Avalanches in 2D Dislocation Systems: Plastic Yielding is not Depinning

TL;DR

This study investigates 2D dislocation avalanches under quasistatic loading, revealing that their scale-free behavior differs from depinning models and is characterized by a constant exponent, challenging previous assumptions.

Contribution

It demonstrates that dislocation avalanche dynamics are fundamentally different from elastic manifold depinning, showing a constant power-law exponent across all stresses.

Findings

Avalanche size distribution follows a power-law with exponent τ=1.

Cut-off of avalanches increases exponentially with applied stress.

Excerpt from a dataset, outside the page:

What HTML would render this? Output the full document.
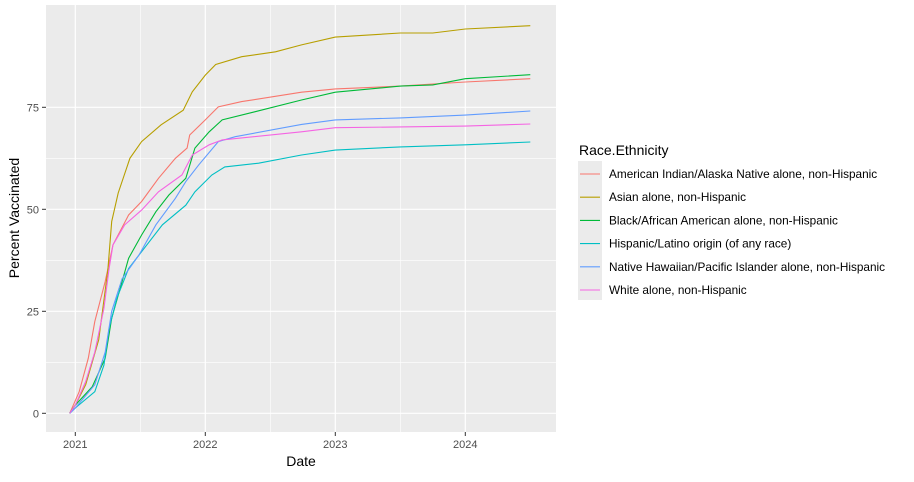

Avalanche behavior is scale-free at all stress levels.

Abstract

We study the properties of strain bursts (dislocation avalanches) occurring in two-dimensional discrete dislocation dynamics models under quasistatic stress-controlled loading. Contrary to previous suggestions, the avalanche statistics differs fundamentally from predictions obtained for the depinning of elastic manifolds in quenched random media. Instead, we find an exponent \tau =1 of the power-law distribution of slip or released energy, with a cut-off that increases exponentially with the applied stress and diverges with system size at all stresses. These observations demonstrate that the avalanche dynamics of 2D dislocation systems is scale-free at every applied stress and, therefore, can not be envisaged in terms of critical behavior associated with a depinning transition.